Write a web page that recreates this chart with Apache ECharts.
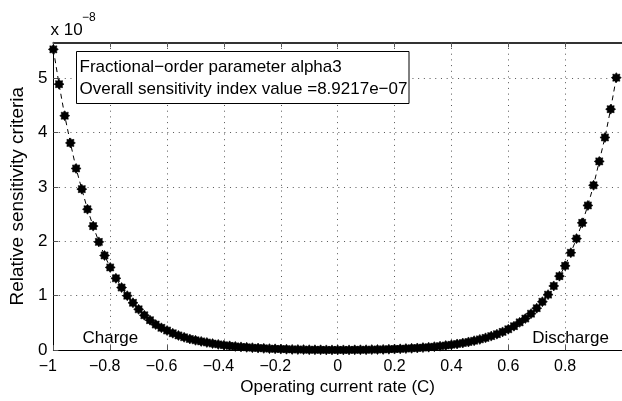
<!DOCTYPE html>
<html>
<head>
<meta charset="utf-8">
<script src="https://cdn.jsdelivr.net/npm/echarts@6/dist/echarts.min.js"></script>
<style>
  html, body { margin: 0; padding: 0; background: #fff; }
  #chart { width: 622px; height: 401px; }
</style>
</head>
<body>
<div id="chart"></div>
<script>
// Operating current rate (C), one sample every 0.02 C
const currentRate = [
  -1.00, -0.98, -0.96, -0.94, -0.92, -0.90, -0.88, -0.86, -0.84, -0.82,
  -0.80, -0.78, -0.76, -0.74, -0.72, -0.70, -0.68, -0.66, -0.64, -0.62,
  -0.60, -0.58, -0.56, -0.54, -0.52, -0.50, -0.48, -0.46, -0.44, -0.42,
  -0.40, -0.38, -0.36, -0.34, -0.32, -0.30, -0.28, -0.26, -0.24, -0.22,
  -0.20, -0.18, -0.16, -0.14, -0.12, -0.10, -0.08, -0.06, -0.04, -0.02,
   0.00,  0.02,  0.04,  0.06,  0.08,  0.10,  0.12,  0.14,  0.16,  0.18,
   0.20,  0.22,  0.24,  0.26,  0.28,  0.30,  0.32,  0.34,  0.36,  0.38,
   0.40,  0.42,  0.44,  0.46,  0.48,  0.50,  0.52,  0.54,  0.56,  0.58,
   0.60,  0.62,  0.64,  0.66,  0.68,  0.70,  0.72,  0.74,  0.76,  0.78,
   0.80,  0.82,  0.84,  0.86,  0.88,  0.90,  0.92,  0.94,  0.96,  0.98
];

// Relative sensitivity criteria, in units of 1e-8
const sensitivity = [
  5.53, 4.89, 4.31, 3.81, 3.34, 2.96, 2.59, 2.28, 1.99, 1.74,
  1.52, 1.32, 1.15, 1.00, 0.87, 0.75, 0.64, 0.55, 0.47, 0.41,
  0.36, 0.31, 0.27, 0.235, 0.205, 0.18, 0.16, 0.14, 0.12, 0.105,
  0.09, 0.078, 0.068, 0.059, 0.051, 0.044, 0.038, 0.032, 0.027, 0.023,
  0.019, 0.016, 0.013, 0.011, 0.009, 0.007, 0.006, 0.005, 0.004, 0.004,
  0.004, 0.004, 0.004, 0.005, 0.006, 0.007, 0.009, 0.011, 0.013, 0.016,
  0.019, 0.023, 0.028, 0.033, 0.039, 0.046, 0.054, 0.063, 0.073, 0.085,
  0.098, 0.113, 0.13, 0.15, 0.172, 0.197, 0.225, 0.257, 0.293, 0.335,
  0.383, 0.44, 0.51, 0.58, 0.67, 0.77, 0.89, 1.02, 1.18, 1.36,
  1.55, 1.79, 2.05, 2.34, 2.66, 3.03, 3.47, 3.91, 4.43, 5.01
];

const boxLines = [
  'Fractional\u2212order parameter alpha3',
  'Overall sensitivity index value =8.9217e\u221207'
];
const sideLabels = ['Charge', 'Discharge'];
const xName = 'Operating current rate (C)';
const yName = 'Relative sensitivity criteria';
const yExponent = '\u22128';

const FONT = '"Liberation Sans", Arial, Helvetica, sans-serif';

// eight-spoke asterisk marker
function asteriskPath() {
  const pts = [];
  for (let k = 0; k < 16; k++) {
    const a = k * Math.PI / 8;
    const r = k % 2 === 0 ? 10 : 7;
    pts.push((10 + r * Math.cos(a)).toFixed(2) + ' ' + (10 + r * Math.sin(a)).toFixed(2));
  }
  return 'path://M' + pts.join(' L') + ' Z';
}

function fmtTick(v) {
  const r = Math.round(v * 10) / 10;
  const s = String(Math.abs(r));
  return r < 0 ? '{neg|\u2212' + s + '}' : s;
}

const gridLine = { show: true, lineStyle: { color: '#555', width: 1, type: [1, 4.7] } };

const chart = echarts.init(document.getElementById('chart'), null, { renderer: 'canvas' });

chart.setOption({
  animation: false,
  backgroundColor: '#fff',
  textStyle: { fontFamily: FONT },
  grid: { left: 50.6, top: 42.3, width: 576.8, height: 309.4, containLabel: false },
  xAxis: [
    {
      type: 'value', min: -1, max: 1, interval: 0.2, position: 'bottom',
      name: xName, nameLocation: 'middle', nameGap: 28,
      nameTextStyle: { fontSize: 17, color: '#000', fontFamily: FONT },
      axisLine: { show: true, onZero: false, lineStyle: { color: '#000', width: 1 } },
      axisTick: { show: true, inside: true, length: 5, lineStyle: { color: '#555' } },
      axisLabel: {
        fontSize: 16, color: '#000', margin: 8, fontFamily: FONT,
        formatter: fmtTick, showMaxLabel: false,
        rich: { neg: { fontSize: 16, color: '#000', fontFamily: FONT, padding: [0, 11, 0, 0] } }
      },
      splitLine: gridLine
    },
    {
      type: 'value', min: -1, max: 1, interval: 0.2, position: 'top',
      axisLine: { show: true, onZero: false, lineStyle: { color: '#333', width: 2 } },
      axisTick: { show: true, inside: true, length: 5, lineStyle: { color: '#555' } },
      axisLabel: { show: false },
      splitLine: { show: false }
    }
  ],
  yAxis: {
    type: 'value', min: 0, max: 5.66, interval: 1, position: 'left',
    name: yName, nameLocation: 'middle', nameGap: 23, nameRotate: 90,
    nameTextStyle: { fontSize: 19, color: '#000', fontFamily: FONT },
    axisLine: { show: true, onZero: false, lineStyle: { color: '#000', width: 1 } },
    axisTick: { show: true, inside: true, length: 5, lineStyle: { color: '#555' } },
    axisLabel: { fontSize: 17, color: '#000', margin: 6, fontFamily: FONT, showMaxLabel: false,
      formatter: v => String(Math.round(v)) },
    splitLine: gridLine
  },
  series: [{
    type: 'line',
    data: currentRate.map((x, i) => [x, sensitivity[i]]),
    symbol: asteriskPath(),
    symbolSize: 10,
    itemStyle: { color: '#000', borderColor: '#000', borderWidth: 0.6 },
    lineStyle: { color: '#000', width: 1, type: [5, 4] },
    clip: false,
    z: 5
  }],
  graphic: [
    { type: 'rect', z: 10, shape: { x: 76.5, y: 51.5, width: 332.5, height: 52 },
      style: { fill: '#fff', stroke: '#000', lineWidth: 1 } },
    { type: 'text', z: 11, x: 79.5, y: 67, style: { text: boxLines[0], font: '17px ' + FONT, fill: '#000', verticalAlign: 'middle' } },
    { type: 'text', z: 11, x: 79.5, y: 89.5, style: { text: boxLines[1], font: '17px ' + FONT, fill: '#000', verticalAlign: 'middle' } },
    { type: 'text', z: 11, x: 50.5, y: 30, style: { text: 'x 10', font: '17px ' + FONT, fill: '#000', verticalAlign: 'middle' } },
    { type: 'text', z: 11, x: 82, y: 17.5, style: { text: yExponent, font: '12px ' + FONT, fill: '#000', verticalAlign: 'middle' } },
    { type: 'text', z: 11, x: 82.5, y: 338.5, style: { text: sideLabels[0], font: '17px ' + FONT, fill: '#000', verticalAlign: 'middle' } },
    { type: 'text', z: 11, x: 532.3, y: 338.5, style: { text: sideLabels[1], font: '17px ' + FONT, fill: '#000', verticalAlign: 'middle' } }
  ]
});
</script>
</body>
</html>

■ GIVEN REQUEST: Reproduce every line above as written, skipping pictures.

■ OUTPUT FOR THIS TASK:
Write a web page that recreates this chart with Apache ECharts.
<!DOCTYPE html>
<html>
<head>
<meta charset="utf-8">
<script src="https://cdn.jsdelivr.net/npm/echarts@6/dist/echarts.min.js"></script>
<style>
  html, body { margin: 0; padding: 0; background: #fff; }
  #chart { width: 622px; height: 401px; }
</style>
</head>
<body>
<div id="chart"></div>
<script>
// Operating current rate (C), one sample every 0.02 C
const currentRate = [
  -1.00, -0.98, -0.96, -0.94, -0.92, -0.90, -0.88, -0.86, -0.84, -0.82,
  -0.80, -0.78, -0.76, -0.74, -0.72, -0.70, -0.68, -0.66, -0.64, -0.62,
  -0.60, -0.58, -0.56, -0.54, -0.52, -0.50, -0.48, -0.46, -0.44, -0.42,
  -0.40, -0.38, -0.36, -0.34, -0.32, -0.30, -0.28, -0.26, -0.24, -0.22,
  -0.20, -0.18, -0.16, -0.14, -0.12, -0.10, -0.08, -0.06, -0.04, -0.02,
   0.00,  0.02,  0.04,  0.06,  0.08,  0.10,  0.12,  0.14,  0.16,  0.18,
   0.20,  0.22,  0.24,  0.26,  0.28,  0.30,  0.32,  0.34,  0.36,  0.38,
   0.40,  0.42,  0.44,  0.46,  0.48,  0.50,  0.52,  0.54,  0.56,  0.58,
   0.60,  0.62,  0.64,  0.66,  0.68,  0.70,  0.72,  0.74,  0.76,  0.78,
   0.80,  0.82,  0.84,  0.86,  0.88,  0.90,  0.92,  0.94,  0.96,  0.98
];

// Relative sensitivity criteria, in units of 1e-8
const sensitivity = [
  5.53, 4.89, 4.31, 3.81, 3.34, 2.96, 2.59, 2.28, 1.99, 1.74,
  1.52, 1.32, 1.15, 1.00, 0.87, 0.75, 0.64, 0.55, 0.47, 0.41,
  0.36, 0.31, 0.27, 0.235, 0.205, 0.18, 0.16, 0.14, 0.12, 0.105,
  0.09, 0.078, 0.068, 0.059, 0.051, 0.044, 0.038, 0.032, 0.027, 0.023,
  0.019, 0.016, 0.013, 0.011, 0.009, 0.007, 0.006, 0.005, 0.004, 0.004,
  0.004, 0.004, 0.004, 0.005, 0.006, 0.007, 0.009, 0.011, 0.013, 0.016,
  0.019, 0.023, 0.028, 0.033, 0.039, 0.046, 0.054, 0.063, 0.073, 0.085,
  0.098, 0.113, 0.13, 0.15, 0.172, 0.197, 0.225, 0.257, 0.293, 0.335,
  0.383, 0.44, 0.51, 0.58, 0.67, 0.77, 0.89, 1.02, 1.18, 1.36,
  1.55, 1.79, 2.05, 2.34, 2.66, 3.03, 3.47, 3.91, 4.43, 5.01
];

const boxLines = [
  'Fractional\u2212order parameter alpha3',
  'Overall sensitivity index value =8.9217e\u221207'
];
const sideLabels = ['Charge', 'Discharge'];
const xName = 'Operating current rate (C)';
const yName = 'Relative sensitivity criteria';
const yExponent = '\u22128';

const FONT = '"Liberation Sans", Arial, Helvetica, sans-serif';

// eight-spoke asterisk marker
function asteriskPath() {
  const pts = [];
  for (let k = 0; k < 16; k++) {
    const a = k * Math.PI / 8;
    const r = k % 2 === 0 ? 10 : 7;
    pts.push((10 + r * Math.cos(a)).toFixed(2) + ' ' + (10 + r * Math.sin(a)).toFixed(2));
  }
  return 'path://M' + pts.join(' L') + ' Z';
}

function fmtTick(v) {
  const r = Math.round(v * 10) / 10;
  const s = String(Math.abs(r));
  return r < 0 ? '{neg|\u2212' + s + '}' : s;
}

const gridLine = { show: true, lineStyle: { color: '#555', width: 1, type: [1, 4.7] } };

const chart = echarts.init(document.getElementById('chart'), null, { renderer: 'canvas' });

chart.setOption({
  animation: false,
  backgroundColor: '#fff',
  textStyle: { fontFamily: FONT },
  grid: { left: 50.6, top: 42.3, width: 576.8, height: 309.4, containLabel: false },
  xAxis: [
    {
      type: 'value', min: -1, max: 1, interval: 0.2, position: 'bottom',
      name: xName, nameLocation: 'middle', nameGap: 28,
      nameTextStyle: { fontSize: 17, color: '#000', fontFamily: FONT },
      axisLine: { show: true, onZero: false, lineStyle: { color: '#000', width: 1 } },
      axisTick: { show: true, inside: true, length: 5, lineStyle: { color: '#555' } },
      axisLabel: {
        fontSize: 16, color: '#000', margin: 8, fontFamily: FONT,
        formatter: fmtTick, showMaxLabel: false,
        rich: { neg: { fontSize: 16, color: '#000', fontFamily: FONT, padding: [0, 11, 0, 0] } }
      },
      splitLine: gridLine
    },
    {
      type: 'value', min: -1, max: 1, interval: 0.2, position: 'top',
      axisLine: { show: true, onZero: false, lineStyle: { color: '#333', width: 2 } },
      axisTick: { show: true, inside: true, length: 5, lineStyle: { color: '#555' } },
      axisLabel: { show: false },
      splitLine: { show: false }
    }
  ],
  yAxis: {
    type: 'value', min: 0, max: 5.66, interval: 1, position: 'left',
    name: yName, nameLocation: 'middle', nameGap: 23, nameRotate: 90,
    nameTextStyle: { fontSize: 19, color: '#000', fontFamily: FONT },
    axisLine: { show: true, onZero: false, lineStyle: { color: '#000', width: 1 } },
    axisTick: { show: true, inside: true, length: 5, lineStyle: { color: '#555' } },
    axisLabel: { fontSize: 17, color: '#000', margin: 6, fontFamily: FONT, showMaxLabel: false,
      formatter: v => String(Math.round(v)) },
    splitLine: gridLine
  },
  series: [{
    type: 'line',
    data: currentRate.map((x, i) => [x, sensitivity[i]]),
    symbol: asteriskPath(),
    symbolSize: 10,
    itemStyle: { color: '#000', borderColor: '#000', borderWidth: 0.6 },
    lineStyle: { color: '#000', width: 1, type: [5, 4] },
    clip: false,
    z: 5
  }],
  graphic: [
    { type: 'rect', z: 10, shape: { x: 76.5, y: 51.5, width: 332.5, height: 52 },
      style: { fill: '#fff', stroke: '#000', lineWidth: 1 } },
    { type: 'text', z: 11, x: 79.5, y: 67, style: { text: boxLines[0], font: '17px ' + FONT, fill: '#000', verticalAlign: 'middle' } },
    { type: 'text', z: 11, x: 79.5, y: 89.5, style: { text: boxLines[1], font: '17px ' + FONT, fill: '#000', verticalAlign: 'middle' } },
    { type: 'text', z: 11, x: 50.5, y: 30, style: { text: 'x 10', font: '17px ' + FONT, fill: '#000', verticalAlign: 'middle' } },
    { type: 'text', z: 11, x: 82, y: 17.5, style: { text: yExponent, font: '12px ' + FONT, fill: '#000', verticalAlign: 'middle' } },
    { type: 'text', z: 11, x: 82.5, y: 338.5, style: { text: sideLabels[0], font: '17px ' + FONT, fill: '#000', verticalAlign: 'middle' } },
    { type: 'text', z: 11, x: 532.3, y: 338.5, style: { text: sideLabels[1], font: '17px ' + FONT, fill: '#000', verticalAlign: 'middle' } }
  ]
});
</script>
</body>
</html>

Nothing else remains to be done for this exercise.